GPS Time (GPST) is a continuous time scale (no leap seconds) defined by the GPS Control segment on the basis of a set of atomic clocks at the Monitor Stations and onboard the satellites. It starts at 0h UTC (midnight) of January 5th to 6th 1980 (6.d0). At that epoch, the difference TAI−UTC was 19 seconds, thence GPS−UTC=n − 19s. GPS time is synchronised with the UTC(USNO) at 1 microsecond level (modulo one second), but actually is kept within 25 ns.
GLONASS Time (GLONASST) is generated by the GLONASS Central Synchroniser and the difference between the UTC(SU) and GLONASST should not exceed 1 millisecond plus three hours[footnotes 1] (i.e.,GLONASST = UTC(SU) + 3h − τ, where | τ | < 1milisec.), but τ is typically better than 1 microsecond.
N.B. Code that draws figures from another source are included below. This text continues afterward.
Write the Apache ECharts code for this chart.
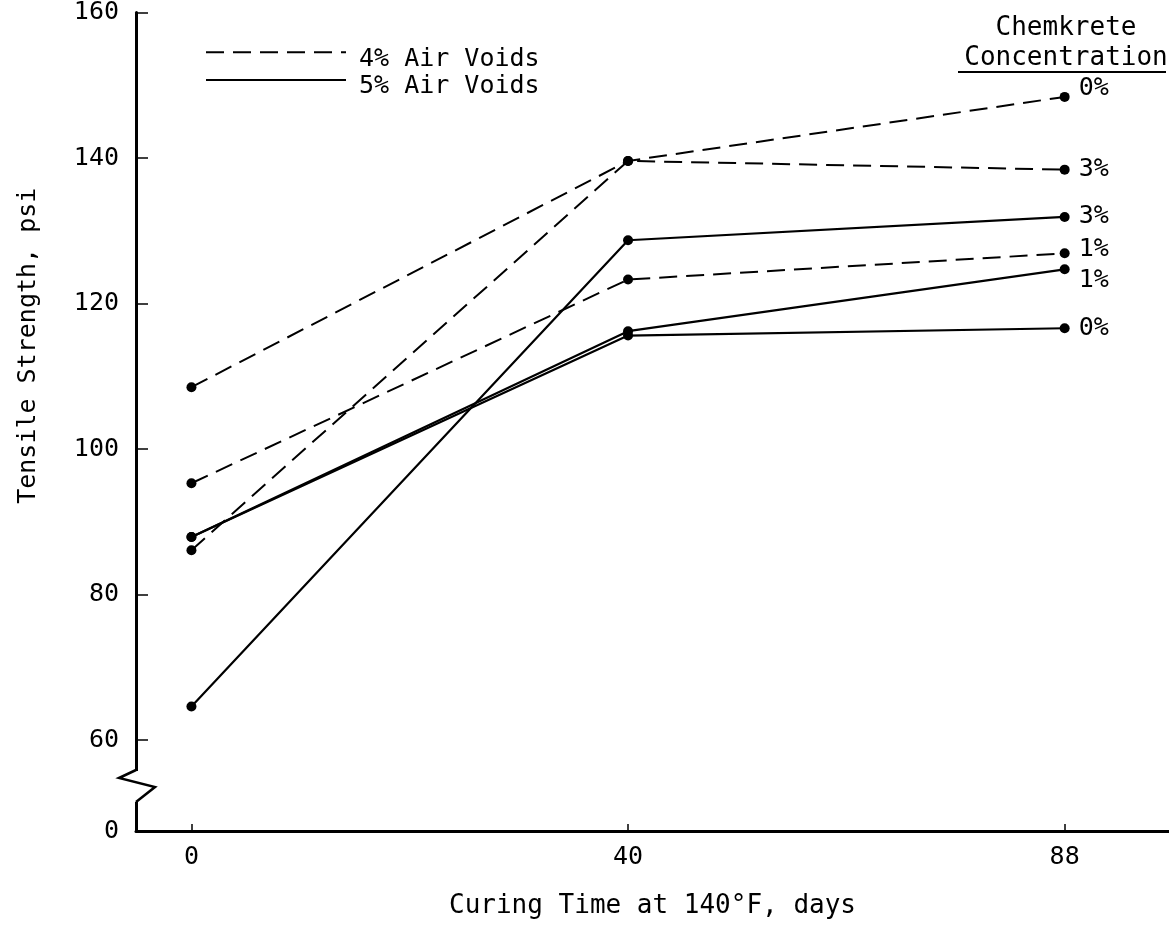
<!DOCTYPE html>
<html>
<head>
    <meta charset="utf-8" />
    <style>
        html, body { margin: 0; padding: 0; background: #fff; }
        #chart { width: 1169px; height: 928px; }
    </style>
    <script src="https://cdn.jsdelivr.net/npm/echarts@6/dist/echarts.min.js"></script>
</head>
<body>
    <div id="chart"></div>
    <script type="text/javascript">
        // curing time categories (days) - drawn evenly spaced like the original
        var days = ['0', '40', '88'];
        var yTicks = [60, 80, 100, 120, 140, 160];

        // tensile strength, psi - 4% air voids (dashed)
        var av4_conc0 = [108.5, 139.6, 148.4];
        var av4_conc3 = [86.1, 139.6, 138.4];
        var av4_conc1 = [95.3, 123.3, 126.9];
        // 5% air voids (solid)
        var av5_conc3 = [64.6, 128.7, 131.9];
        var av5_conc1 = [87.9, 116.2, 124.7];
        var av5_conc0 = [87.9, 115.6, 116.6];

        var FONT = 'DejaVu Sans Mono';
        var INK = '#000';
        var BREAK_MIN = 47.5; // bottom of broken axis, labelled 0

        function pts(vals) {
            return vals.map(function (v, i) { return [i, v]; });
        }

        function makeSeries(name, vals, dashed, conc, dy) {
            return {
                name: name,
                type: 'line',
                data: pts(vals),
                symbol: 'circle',
                symbolSize: 10,
                itemStyle: { color: INK },
                lineStyle: { color: INK, width: dashed ? 2 : 2.2, type: dashed ? [18, 9] : 'solid' },
                endLabel: {
                    show: true,
                    formatter: conc,
                    color: INK,
                    fontFamily: FONT,
                    fontSize: 25,
                    distance: 14,
                    offset: [0, dy]
                },
                emphasis: { disabled: true },
                animation: false
            };
        }

        var chart = echarts.init(document.getElementById('chart'));
        var option = {
            backgroundColor: '#fff',
            textStyle: { fontFamily: FONT, color: INK },
            title: {
                text: 'Chemkrete\nConcentration',
                left: 1061,
                top: 8,
                textAlign: 'center',
                textStyle: { fontFamily: FONT, fontSize: 26, fontWeight: 'normal', color: INK, lineHeight: 30 }
            },
            legend: {
                left: 200,
                top: 40,
                orient: 'vertical',
                itemWidth: 140,
                itemHeight: 18,
                itemGap: 1,
                data: ['4% Air Voids', '5% Air Voids'],
                itemStyle: { opacity: 0 },
                formatter: function (name) { return '{t|' + name + '}'; },
                textStyle: {
                    fontFamily: FONT, fontSize: 25, color: INK,
                    rich: { t: { fontFamily: FONT, fontSize: 25, color: INK, padding: [14, 0, 0, 8] } }
                }
            },
            grid: { left: 136, top: 12, width: 1033, height: 819 },
            xAxis: {
                type: 'value',
                min: -0.127,
                max: 2.239,
                axisLine: { onZero: false, lineStyle: { color: INK, width: 3 } },
                axisTick: { inside: true, length: 7, lineStyle: { color: INK, width: 1.5 }, customValues: [0, 1, 2] },
                axisLabel: {
                    customValues: [0, 1, 2],
                    formatter: function (v) { return days[Math.round(v)]; },
                    fontFamily: FONT, fontSize: 25, color: INK, margin: 14
                },
                splitLine: { show: false },
                name: 'Curing Time at 140°F, days',
                nameLocation: 'middle',
                nameGap: 62,
                nameTextStyle: { fontFamily: FONT, fontSize: 26, color: INK }
            },
            yAxis: {
                type: 'value',
                min: BREAK_MIN,
                max: 160,
                axisLine: { onZero: false, lineStyle: { color: INK, width: 3 } },
                axisTick: { inside: true, length: 12, lineStyle: { color: INK, width: 1.5 }, customValues: yTicks },
                axisLabel: {
                    customValues: [BREAK_MIN].concat(yTicks),
                    formatter: function (v) { return v === BREAK_MIN ? '0' : String(v); },
                    fontFamily: FONT, fontSize: 25, color: INK, margin: 17
                },
                splitLine: { show: false },
                name: 'Tensile Strength, psi',
                nameLocation: 'middle',
                nameRotate: 90,
                nameGap: 95,
                nameTextStyle: { fontFamily: FONT, fontSize: 25, color: INK, padding: [0, 0, 0, 152] }
            },
            graphic: [
                // axis break zigzag
                { type: 'rect', shape: { x: 130, y: 771, width: 12, height: 31 }, style: { fill: '#fff' }, z: 100 },
                { type: 'polyline', shape: { points: [[136, 770], [119, 778], [155, 787], [136, 802]] },
                  style: { stroke: INK, lineWidth: 2.5, fill: null }, z: 101 },
                // underline of header
                { type: 'line', shape: { x1: 958, y1: 72, x2: 1166, y2: 72 }, style: { stroke: INK, lineWidth: 2 }, z: 100 }
            ],
            series: [
                makeSeries('4% Air Voids', av4_conc0, true, '0%', -8),
                makeSeries('4% Air Voids', av4_conc3, true, '3%', 0),
                makeSeries('4% Air Voids', av4_conc1, true, '1%', -4),
                makeSeries('5% Air Voids', av5_conc3, false, '3%', 0),
                makeSeries('5% Air Voids', av5_conc1, false, '1%', 11),
                makeSeries('5% Air Voids', av5_conc0, false, '0%', 0)
            ]
        };
        chart.setOption(option);
    </script>
</body>
</html>
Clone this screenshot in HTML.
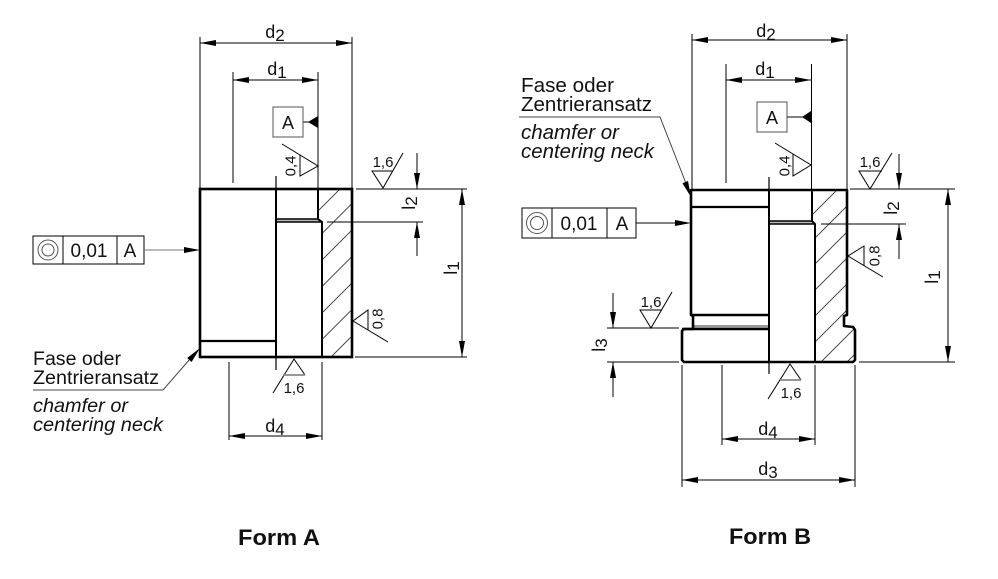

Note: Unlike GPS, Galileo or Compass, GLONASS time scale implements leap seconds, like UTC.
Galileo System Time (GST) is a continuous time scale maintained by the Galileo Central Segment and synchronised with TAI with a nominal offset below 50 ns. The GST start epoch is 0h UTC on Sunday, 22 August 1999 (midnight between 21 and 22 August).
BeiDou Time (BDT) is a continuous time scale starting at 0h UTC on January 1st, 2006 and is synchronised with UTC within 100 ns< (modulo one second), [BeiDou-SIS-ICD-Test, 2011].
- ^ The difference between Moscow Time and Greenwich Mean Time (GMT).
- BeiDou-SIS-ICD-Test, 2011. Technical report. BeiDou Navigation Satellite System Signal In Space. Interface Control Document (Test version), December 2011.